Use any model you like; the bindings only need a Python list/NumPy array of floats. A typical text workflow uses a Transformer-based embedding model, e.g., sentence-transformers with normalized outputs for cosine:

import json
import arcadedb_embedded as arcadedb
from sentence_transformers import SentenceTransformer
from arcadedb_embedded import to_java_float_array

model = SentenceTransformer("all-MiniLM-L6-v2")  # 384 dims

doc_text = "retrieval augmented generation"
vec = model.encode(doc_text, normalize_embeddings=True)

with arcadedb.create_database("./vector_demo") as db:
    db.command("sql", "CREATE VERTEX TYPE Doc")
    db.command("sql", "CREATE PROPERTY Doc.text STRING")
    db.command("sql", "CREATE PROPERTY Doc.embedding ARRAY_OF_FLOATS")
    metadata_json = json.dumps({"dimensions": len(vec), "similarity": "COSINE"})

    db.command(
        "sql",
        "CREATE INDEX ON Doc (embedding) LSM_VECTOR METADATA " + metadata_json,
    )

    with db.transaction():
        db.command(
            "sql",
            "INSERT INTO Doc SET text = ?, embedding = ?",
            doc_text,
            to_java_float_array(vec),
        )

    hits = db.query(
        "sql",
        f"SELECT vectorNeighbors('Doc[embedding]', {list(map(float, vec))}, 1) as res",
    ).to_list()

Notes:

to_java_float_array accepts NumPy arrays directly.
For cosine, pass normalize_embeddings=True (as above) to your model.
For euclidean or inner_product, skip normalization if magnitude should matter.

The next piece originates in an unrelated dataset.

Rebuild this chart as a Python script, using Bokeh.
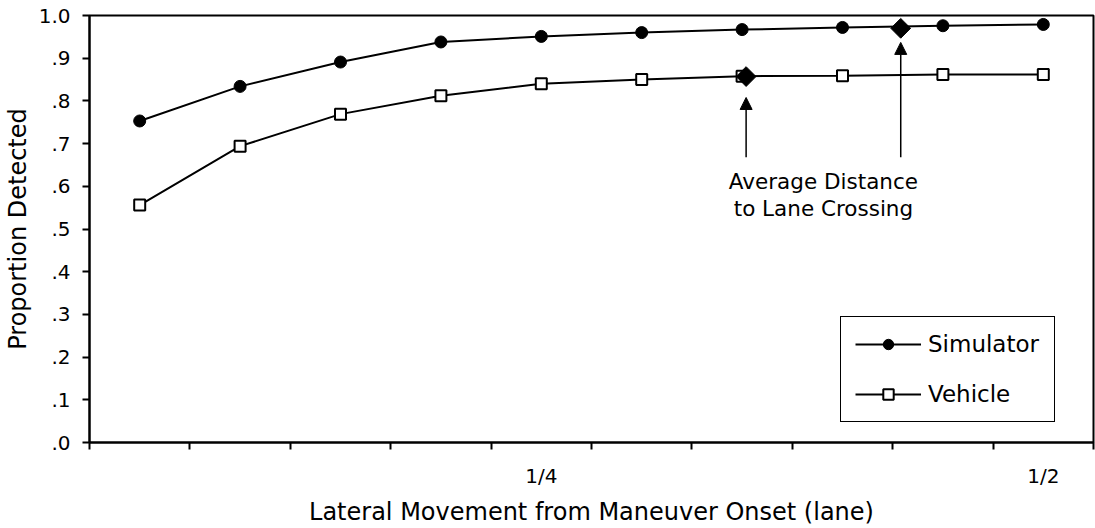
import math
from bokeh.plotting import figure
from bokeh.models import (Range1d, FixedTicker, CustomJSTickFormatter, Legend, LegendItem,
                          Arrow, NormalHead, Label)
from bokeh.embed import file_html
from bokeh.resources import INLINE

# ---- data ----
lateral = [0.05, 0.10, 0.15, 0.20, 0.25, 0.30, 0.35, 0.40, 0.45, 0.50]
simulator = [0.753, 0.834, 0.891, 0.938, 0.951, 0.960, 0.967, 0.972, 0.976, 0.979]
vehicle = [0.556, 0.694, 0.769, 0.812, 0.840, 0.850, 0.858, 0.859, 0.862, 0.862]
avg_x = [0.352, 0.429]          # average distance to lane crossing (vehicle, simulator)
avg_y = [0.857, 0.970]
arrow_base = [0.668, 0.668]
arrow_tip = [0.808, 0.937]
x_tick_vals = [0.25, 0.5]
x_tick_labels = ["1/4", "1/2"]
y_ticks = [0.0, 0.1, 0.2, 0.3, 0.4, 0.5, 0.6, 0.7, 0.8, 0.9, 1.0]
annot_lines = ["Average Distance", "to Lane Crossing"]
annot_y = [0.612, 0.549]
x_title = "Lateral Movement from Maneuver Onset (lane)"
y_title = "Proportion Detected"

FONT = "DejaVu Sans"

step = lateral[1] - lateral[0]
bounds = [v - step / 2 for v in lateral] + [lateral[-1] + step / 2]
x0, x1 = bounds[0], bounds[-1]

p = figure(width=1095, height=528, output_backend="svg", toolbar_location=None,
           x_range=Range1d(x0, x1), y_range=Range1d(0, 1),
           min_border_left=89, min_border_right=2, min_border_top=15, min_border_bottom=85)
p.xgrid.visible = False
p.ygrid.visible = False
p.outline_line_color = "black"
p.outline_line_width = 2
p.outline_line_alpha = 1
p.background_fill_color = "white"
p.border_fill_color = "white"

# y axis
ya = p.yaxis[0]
ya.ticker = FixedTicker(ticks=y_ticks)
ya.formatter = CustomJSTickFormatter(code="return tick.toFixed(1).replace(/^0/, '');")
ya.axis_line_width = 2
ya.major_tick_line_width = 2
ya.major_tick_out = 7
ya.major_tick_in = 0
ya.minor_tick_line_color = None
ya.major_label_standoff = 12
ya.major_label_text_font = FONT
ya.major_label_text_font_size = "20px"
ya.major_label_text_color = "black"
ya.axis_label = y_title
ya.axis_label_text_font = FONT
ya.axis_label_text_font_size = "24px"
ya.axis_label_text_font_style = "normal"
ya.axis_label_text_color = "black"
ya.axis_label_standoff = 4

# x axis
xa = p.xaxis[0]
xa.ticker = FixedTicker(ticks=x_tick_vals, minor_ticks=bounds)
xa.formatter = CustomJSTickFormatter(args=dict(vals=x_tick_vals, labs=x_tick_labels),
                                     code="const i = vals.indexOf(tick); return i >= 0 ? labs[i] : '';")
xa.axis_line_width = 2
xa.major_tick_line_color = None
xa.major_tick_out = 7
xa.major_tick_in = 0
xa.minor_tick_line_color = "black"
xa.minor_tick_line_width = 2
xa.minor_tick_out = 7
xa.minor_tick_in = 0
xa.major_label_standoff = 14
xa.major_label_text_font = FONT
xa.major_label_text_font_size = "20px"
xa.major_label_text_color = "black"
xa.axis_label = x_title
xa.axis_label_text_font = FONT
xa.axis_label_text_font_size = "24px"
xa.axis_label_text_font_style = "normal"
xa.axis_label_text_color = "black"
xa.axis_label_standoff = 7

# series
sim_line = p.line(lateral, simulator, line_color="black", line_width=2)
sim_pts = p.scatter(lateral, simulator, marker="circle", size=12,
                    fill_color="black", line_color="black")
veh_line = p.line(lateral, vehicle, line_color="black", line_width=2)
veh_pts = p.scatter(lateral, vehicle, marker="square", size=11,
                    fill_color="white", line_color="black", line_width=2)
p.scatter(avg_x, avg_y, marker="square", angle=math.pi / 4, size=14,
          fill_color="black", line_color="black")

for xv, y0, y1 in zip(avg_x, arrow_base, arrow_tip):
    p.add_layout(Arrow(end=NormalHead(size=12, fill_color="black", line_color="black"),
                       x_start=xv, y_start=y0, x_end=xv, y_end=y1,
                       line_color="black", line_width=1.5))

mid_x = sum(avg_x) / len(avg_x)
for txt, yv in zip(annot_lines, annot_y):
    p.add_layout(Label(x=mid_x, y=yv, text=txt, text_align="center", text_baseline="middle",
                       text_font=FONT, text_font_size="21.5px", text_color="black"))

legend = Legend(items=[LegendItem(label="Simulator", renderers=[sim_line, sim_pts]),
                       LegendItem(label="Vehicle", renderers=[veh_line, veh_pts])],
                location=(751, 20))
legend.border_line_color = "black"
legend.border_line_alpha = 1
legend.border_line_width = 1.5
legend.padding = 14
legend.spacing = 24
legend.margin = 0
legend.glyph_width = 66
legend.glyph_height = 26
legend.label_height = 26
legend.label_width = 112
legend.label_standoff = 7
legend.label_text_font = FONT
legend.label_text_font_size = "23px"
legend.label_text_color = "black"
legend.background_fill_color = "white"
legend.background_fill_alpha = 1
p.add_layout(legend)

open("out.html", "w").write(file_html(p, INLINE))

Preferred Search Surface: SQL / Cypher¶

For new code, prefer query APIs for search.

SQL filtered vector search with score shaping¶

qvec_literal = "[" + ", ".join(str(float(x)) for x in query_vec) + "]"

rows = db.query(
    "sql",
    (
    "SELECT title, category, distance, (1 - distance) AS score "
    "FROM (SELECT expand(vectorNeighbors('Article[embedding]', "
    f"{qvec_literal}, 50))) WHERE category = ? ORDER BY distance LIMIT 5"
    ),
    "category_42",
).to_list()

SQL self-exclusion¶

rows = db.query(
    "sql",
    (
    "SELECT title, distance, (1 - distance) AS score "
    "FROM (SELECT expand(vectorNeighbors('Movie[embedding]', "
    f"{qvec_literal}, 20))) WHERE title <> ? ORDER BY distance LIMIT 10"
    ),
    movie_title,
).to_list()

Cypher search with score shaping¶

rows = db.query(
    "opencypher",
    (
    "CALL vector.neighbors('Doc[embedding]', $vec, $k) "
    "YIELD name, distance RETURN name, (1 - distance) AS score ORDER BY score DESC"
    ),
    {"vec": query_vec, "k": 5},
).to_list()

Quantization¶

quantization accepts "INT8", "BINARY", "PRODUCT" (PQ), or None (full precision).
Default and recommended setting is "INT8".
Use quantization=None only when you explicitly need full-precision vectors and can accept higher memory usage.
PQ tunables (require quantization="PRODUCT"): pq_subspaces (M), pq_clusters (K), pq_center_globally, pq_training_limit.
In current ArcadeDB engine builds, PRODUCT/PQ also needs enough indexed vectors per bucket for training. For very small corpora, set pq_clusters to a value no larger than the number of indexed vectors in that bucket, or use INT8, BINARY, or None.
"PRODUCT"/PQ is currently not recommended for production workloads in these bindings.

SQL Helpers¶

Preferred path for embedded and server modes: CREATE INDEX ON Doc (embedding) LSM_VECTOR METADATA {"dimensions": 128, "distanceFunction": "COSINE"}
Search via SQL:
- SELECT vectorNeighbors('Doc[embedding]', [0.1,0.2], 5) AS res
Math/distance helpers: vectorCosineSimilarity, vectorL2Distance, vectorDotProduct, vectorNormalize, vectorAdd, vectorSum, etc.
Quantization via SQL: METADATA {"quantization": "INT8"} is the recommended path for embedded usage.